Çitlibahçe was in a district in which terrorist activity was intense in 1993. The PKK used to come to the village, holding meetings and taking food by force. The security forces made regular visits and operations were not uncommon. They told the villagers not to give food to the PKK. Shortly before 8 November 1993, PKK members went to the village of Dadaş in the Hazro district and took away five teachers, the imam and the imam’s brother. All, save one of the teachers, were shot. The imam’s brother, though wounded, survived. Following the discovery of the bodies of the teachers, the gendarmes at Hazro gathered information from their contacts and sources as to what had happened and who had been involved. They had descriptions of the villagers in the area who had been assisting the PKK in holding the group of teachers. On 8 November 1993, an operation, under the command of Lieutenant Altınoluk, was carried out by the Hazro gendarmes in Çitlibahçe, while gendarmes from Lice went to Bağlan nearby. The Commission found that the Hazro gendarmes included Çitlibahçe in the operation since they intended to look for and take into custody Ahmet Çakıcı, who, as a person already under suspicion of involvement in PKK activities, would be likely to have information about the kidnap group that passed through the village. When the gendarmes arrived at the village, early in the morning, they left their vehicles outside and entered. They gathered the men together in one place and the women in another. Ahmet Çakıcı had hidden. A search was carried out by the gendarmes, who also started setting fire to houses. Ahmet Çakıcı was found and taken into custody. He was last seen by the witnesses being taken by village guards and soldiers to the vehicles.
Zübeyde Dulaş had gone into her house when she saw all of the soldiers but had been forced to leave by the soldiers. They set fire to her house, which had seven rooms and was made of timber. The family stored provisions, crops and wheat inside and these, along with the furniture and other household goods, were destroyed. About fifty houses in the village were burned down. She stated that once the gendarmes had caught Ahmet Çakıcı, the gendarmes left. After the departure of the gendarmes, the village was left in ruins and villagers were forced to leave.
Zübeyde Dulaş and other villagers went to Diyarbakır after the operation. Accompanied by her son and three or four other villagers, the applicant went to the Human Rights Association. She made a statement and thumbprinted it. Sometime later, the applicant was summoned to a police station. In his evidence to the Delegates, her son, Avni Dulaş, remembered that she had been summoned to the public prosecutor’s office in about the summer of 1995. He accompanied her there. She had been asked to make a statement.

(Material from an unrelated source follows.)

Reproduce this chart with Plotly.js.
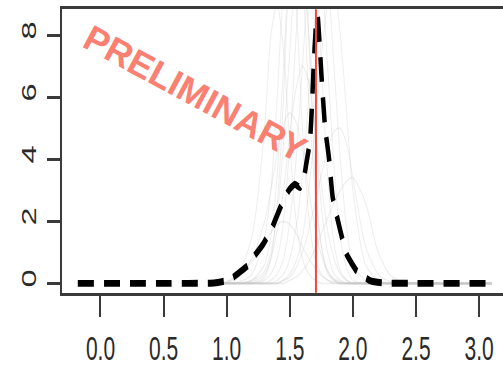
<!DOCTYPE html>
<html>
<head>
<meta charset="utf-8">
<script src="https://cdn.plot.ly/plotly-3.0.1.min.js"></script>
<style>
  html, body { margin: 0; padding: 0; background: #fff; }
  #wrap { width: 503px; height: 367px; overflow: hidden; position: relative; }
  #chart { width: 520px; height: 240px; transform: scaleY(1.5485); transform-origin: 0 0; position: absolute; left: 0; top: 0; }
  #wm {
    position: absolute; left: 195px; top: 94px;
    transform: translate(-50%, -50%) rotate(28.4deg);
    font-family: "Liberation Sans", Arial, Helvetica, sans-serif;
    font-weight: bold; font-size: 36px; color: #fa8072;
    white-space: nowrap; line-height: 1; pointer-events: none;
  }
</style>
</head>
<body>
<div id="wrap"><div id="chart"></div><div id="wm"></div></div>
<script>
// ---- data ----
const xTickVals = [0.0, 0.5, 1.0, 1.5, 2.0, 2.5, 3.0];
const xTickText = ["0.0", "0.5", "1.0", "1.5", "2.0", "2.5", "3.0"];
const yTickVals = [0, 2, 4, 6, 8];
const yTickText = ["0", "2", "4", "6", "8"];

// mean density (black dashed)
const meanX = [-0.18, 0.5, 0.9, 1.0, 1.05, 1.1, 1.18, 1.21, 1.29, 1.36, 1.42, 1.49, 1.54, 1.58, 1.61, 1.63, 1.66, 1.675, 1.69, 1.71, 1.72, 1.735, 1.75, 1.78, 1.81, 1.84, 1.90, 1.95, 2.03, 2.14, 2.25, 2.5, 3.11];
const meanY = [0, 0, 0.01, 0.09, 0.19, 0.35, 0.62, 0.83, 1.27, 1.8, 2.4, 2.99, 3.2, 3.09, 3.35, 3.85, 4.6, 5.68, 7.08, 8.48, 8.64, 7.8, 6.76, 5.0, 4.06, 2.77, 1.70, 0.94, 0.40, 0.08, 0.01, 0, 0];

// individual densities (light grey), shared grid
const gridX = [0.9, 1.0, 1.1, 1.2, 1.3, 1.35, 1.4, 1.45, 1.5, 1.55, 1.6, 1.65, 1.7, 1.75, 1.8, 1.85, 1.9, 1.95, 2.0, 2.1, 2.2, 2.3, 2.4, 3.1];
const g1  = [0, 0, 0.05, 0.3, 1.5, 3, 6, 9.5, 11, 9, 5, 2.2, 0.8, 0.3, 0.1, 0, 0, 0, 0, 0, 0, 0, 0, 0];
const g2  = [0, 0, 0, 0.1, 0.6, 1.5, 3.5, 7, 10.5, 12, 10, 6, 3, 1.2, 0.4, 0.1, 0, 0, 0, 0, 0, 0, 0, 0];
const g3  = [0, 0, 0, 0.1, 0.4, 1, 2.2, 4.5, 7.5, 9.8, 10, 8, 5, 2.5, 1, 0.3, 0.1, 0, 0, 0, 0, 0, 0, 0];
const g4  = [0, 0, 0, 0, 0.1, 0.3, 0.8, 2, 4.5, 8, 11.5, 13, 11, 7, 3.5, 1.3, 0.4, 0.1, 0, 0, 0, 0, 0, 0];
const g5  = [0, 0, 0, 0, 0, 0.1, 0.3, 0.8, 2, 4, 7, 9.8, 11, 10, 7, 3.8, 1.5, 0.5, 0.1, 0, 0, 0, 0, 0];
const g6  = [0, 0, 0, 0, 0, 0, 0.1, 0.3, 0.8, 1.8, 3.5, 6, 8.5, 10, 9.5, 7, 4, 1.8, 0.6, 0.1, 0, 0, 0, 0];
const g7  = [0, 0, 0, 0, 0, 0, 0, 0.1, 0.2, 0.5, 1, 1.7, 2.6, 3.5, 4.3, 4.9, 5, 4.5, 3.4, 1.2, 0.3, 0.05, 0, 0];
const g8  = [0, 0, 0, 0, 0, 0, 0, 0, 0.1, 0.2, 0.4, 0.7, 1.1, 1.6, 2.1, 2.6, 3, 3.3, 3.4, 2.6, 1, 0.25, 0.05, 0];
const g9  = [0, 0.05, 0.25, 0.7, 1.3, 1.65, 1.9, 2, 1.9, 1.6, 1.2, 0.8, 0.5, 0.25, 0.1, 0.05, 0, 0, 0, 0, 0, 0, 0, 0];
const g10 = [0, 0.05, 0.4, 1.5, 5, 8, 9, 7.5, 4.5, 2, 0.8, 0.3, 0.1, 0, 0, 0, 0, 0, 0, 0, 0, 0, 0, 0];
const g11 = [0, 0.02, 0.2, 0.8, 2, 3, 4.2, 5.1, 5.5, 5.2, 4.3, 3, 1.8, 0.9, 0.4, 0.15, 0.05, 0, 0, 0, 0, 0, 0, 0];
const g12 = [0, 0, 0, 0.05, 0.3, 0.8, 1.7, 3, 4.8, 6.3, 7, 6.5, 5, 3.2, 1.7, 0.8, 0.3, 0.1, 0, 0, 0, 0, 0, 0];
const g13 = [0, 0, 0, 0, 0, 0, 0, 0.1, 0.3, 0.7, 1.5, 3, 5, 7.3, 9, 9.5, 8, 5.5, 3, 0.6, 0.1, 0, 0, 0];
const g14 = [0, 0, 0, 0, 0.2, 0.8, 2.5, 6, 11, 15, 13, 8, 3.5, 1.2, 0.3, 0.1, 0, 0, 0, 0, 0, 0, 0, 0];
const greyCurves = [g1, g2, g3, g4, g5, g6, g7, g8, g9, g10, g11, g12, g13, g14];

const refX = 1.707;            // red vertical reference line
const watermark = "PRELIMINARY";

// ---- traces ----
const traces = [];
greyCurves.forEach(function (g) {
  traces.push({
    x: gridX, y: g, type: "scatter", mode: "lines",
    line: {color: "rgba(200,200,200,0.3)", width: 1, shape: "spline", smoothing: 0.8},
    hoverinfo: "skip", showlegend: false
  });
});
traces.push({
  x: meanX, y: meanY, type: "scatter", mode: "lines",
  line: {color: "#000000", width: 4.5, dash: "16px,10px", shape: "spline", smoothing: 0.4},
  showlegend: false
});

const fontFam = "Liberation Sans, Arial, Helvetica, sans-serif";
const layout = {
  width: 520, height: 240,
  margin: {l: 62, r: 14, t: 6, b: 51, pad: 0},
  paper_bgcolor: "rgba(0,0,0,0)", plot_bgcolor: "rgba(0,0,0,0)",
  showlegend: false,
  xaxis: {
    range: [-0.305, 3.213], tickvals: xTickVals, ticktext: xTickText,
    showgrid: false, zeroline: false,
    showline: true, linecolor: "#3a3a3a", linewidth: 2, mirror: true,
    ticks: "outside", ticklen: 14, tickwidth: 2, tickcolor: "#3a3a3a",
    tickfont: {family: fontFam, size: 21, color: "#2a2a2a"},
    ticklabelstandoff: 2
  },
  yaxis: {
    range: [-0.30, 8.84], tickvals: yTickVals, ticktext: yTickText,
    showgrid: false, zeroline: false,
    showline: true, linecolor: "#3a3a3a", linewidth: 2,
    ticks: "outside", ticklen: 13, tickwidth: 2, tickcolor: "#3a3a3a",
    tickangle: -90,
    tickfont: {family: fontFam, size: 21, color: "#2a2a2a"},
    ticklabelstandoff: 3
  },
  shapes: [{
    type: "line", xref: "x", yref: "paper", x0: refX, x1: refX, y0: 0, y1: 1,
    line: {color: "#f0473d", width: 2}
  }]
};

document.getElementById("wm").textContent = watermark;
Plotly.newPlot("chart", traces, layout, {staticPlot: true, displayModeBar: false});
</script>
</body>
</html>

The public prosecutor read out of a file, stating that she had complained to Europe about Turkey. He told the Delegates that he thought the prosecutor was trying to put pressure on his mother.
On 30 January 2001, the European Court of Human Rights unanimously ruled that violations of Articles 3, 8, and Article 1 of Protocol No. 1 of the European Convention on Human Rights had occurred, ruled 6 votes to 1 that a violation of Article 13 had occurred, and ruled unanimously that the Government failed to comply with its obligations under former Article 25 § 1 of the Convention. The Government were ordered to pay Zübeyde Dulaş £12,600 sterling in pecuniary damages, £10,000 sterling in non-pecuniary damages, and £14,900 sterling (less 7,500 French francs received in legal aid) in costs and expenses. The full judgment is available for viewing at https://hudoc.echr.coe.int/?i=001-59161.
Materials relating to a separate application pertaining to the 8 November 1994 events in Çitlibahçe filed by İzzet Çakıcı, brother of Ahmet Çakıcı, can be found at A44/43/1/20.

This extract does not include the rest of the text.